她对他的牵连太多,执念太重,感qíng_sè彩也就越发的浓烈,她已经不适合做霍景深的专职医生了。
陆司白看着放在桌上的牛皮纸袋档案,几秒钟后才伸手接了过来,手指摩挲着档案袋上面粗糙的纹路,“我还想再问你一个问题。”
“嗯,师兄。”
“你会和他离婚么?”
夏苒苒手中的动作一顿。
陆司白说:“如果你下了决心了,那我帮你接下来,你还是想要和他重归于好的话,那恶人我就不当了。”
夏苒苒微微垂着眼睑,卷长的睫毛落在眼睑下大片的阴影,就好像两把散开的小扇子一样。
过了许久,她才说:“不会了。”
她还会和霍景深重归于好么?
不会了。
她本以为两人之间,也不过就是隔着她的妈妈和霍三少霍衍的死,这一道沟渠,可是这一次去国外,她才发现,影响两人的,远远不止这一点。

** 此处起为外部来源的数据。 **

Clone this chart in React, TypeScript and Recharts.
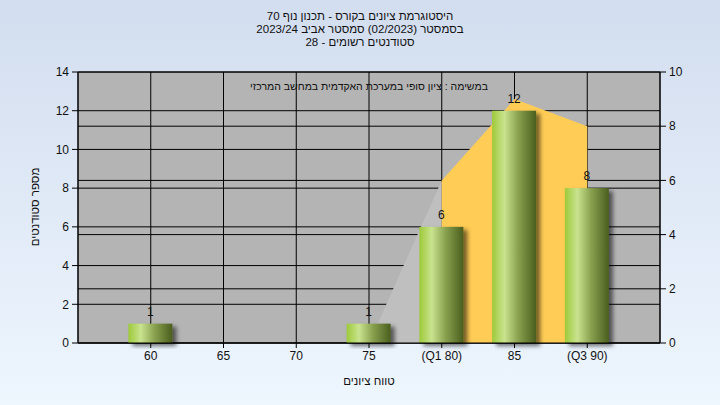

夏苒苒回来的消息,在仁德医院中,不胫而走,传到了朱美玲的耳朵里。
当然,一同传入到朱美玲的耳朵里的,还有夏苒苒的行踪。
“你说什么?你说夏苒苒已经去找过梦诗了?”
朱美玲听见这句话,就差点跳了起来。
竟然在她不留神的时候,夏苒苒不仅回来了,而且……还去见了夏梦诗?
助理说:“是的。”
“她进去了多长时间?”
“有大约十几分钟吧。”
“那出来后,梦诗有什么异样?”
“也没有,”助理想了想,“小姐还是和以前一样。”
朱美玲摆了摆手,“好,我知道了,出去吧。”
等到助理离开后,朱美玲才又眯着眼睛细细的想了想。
夏苒苒这个女人,让她不得不防。
现在好不容易把夏梦诗给安抚下来了,现在夏梦诗知道她儿子的秘密,也曾经和梁晋接触过,倘若是夏梦诗知道的这个秘密被夏苒苒给套了过去的话……
后果不堪设想!
她现在处心积虑的在帮自己的儿子在夏家铺路,甚至是给夏海建吹枕边风,已经让梁晋进入夏氏内部开始工作了,计划正在一步一步的实行中,她绝对不能让夏苒苒打乱她的计划!
朱美玲想了想,就去找了夏海建。